In April 1896, when he was well into his seventies, Frederick Kúmókụn Haastrup become the Owá Obokun (King) of Ijeṣaland and took the title Ajimọkọ I (derived from his nickname: 'Ajimọkọ bi Oyinbo'. The first Christian Ọba of Yoruba land, he had been a member of the Ebuté Ero church in Lagos.

His appointment came about through the support of two major forces of Ijeṣa politics: the followers of Ogedengbe (a key power in the Kíríji wars) and Ijeṣa traders and repatriates from slavery who had links with the Ekitiparapos an association of which Kúmókụn was a founding member in Lagos.

He was a modern ruler: he believed that the survival and prosperity of his kingdom depended not only on the control of strategic resources and successful manipulation of political alliances but on the Ijeṣa being inwardly remade i.e. being ready to adopt a new culture.
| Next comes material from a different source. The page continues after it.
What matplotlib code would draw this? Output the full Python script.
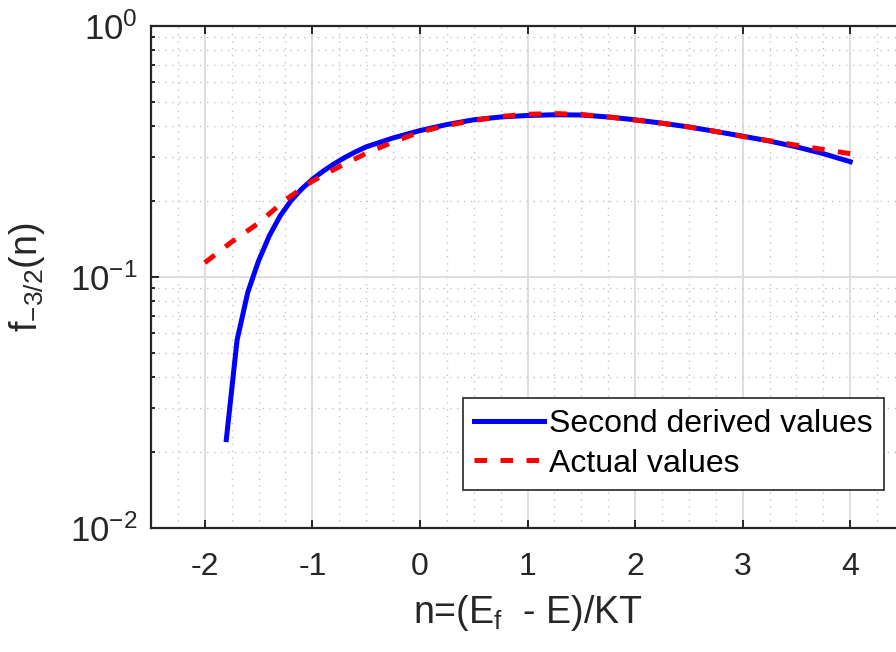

He was a committed Christian, although his polygamy was an annoyance to the clergy. He refused to perform many of the customary rites of kingship. A school was established in the Afin (the Palace), to which his Chiefs reluctantly sent their sons under some pressure from their Ọwa (King). It was supervised by his daughter born of his Sierra Leonean wife, Princess Adénibi aka Mrs. Isabella Macaulay.

Ajimọkọ I is credited with using his Town Planning skills for improving the layout of the town which is today characterized by a grid-like road formation. He introduced Methodism to Ijeṣaland in 1896 with the building of the Wesleyan Methodist Missionary Society Church on the site of a forest situated next to a flat rock (Otapète) where the shrine, for those Ijeṣas that practiced the Yoruba Ifa religion, was located. The family continues to be great supporters of Methodism, most recently with the financing of the building of a modern Methodist church by Adédokun Haastrup, a Knight of the Methodist Church and career diplomat, consecrated in January 2001 in Óṣógbó.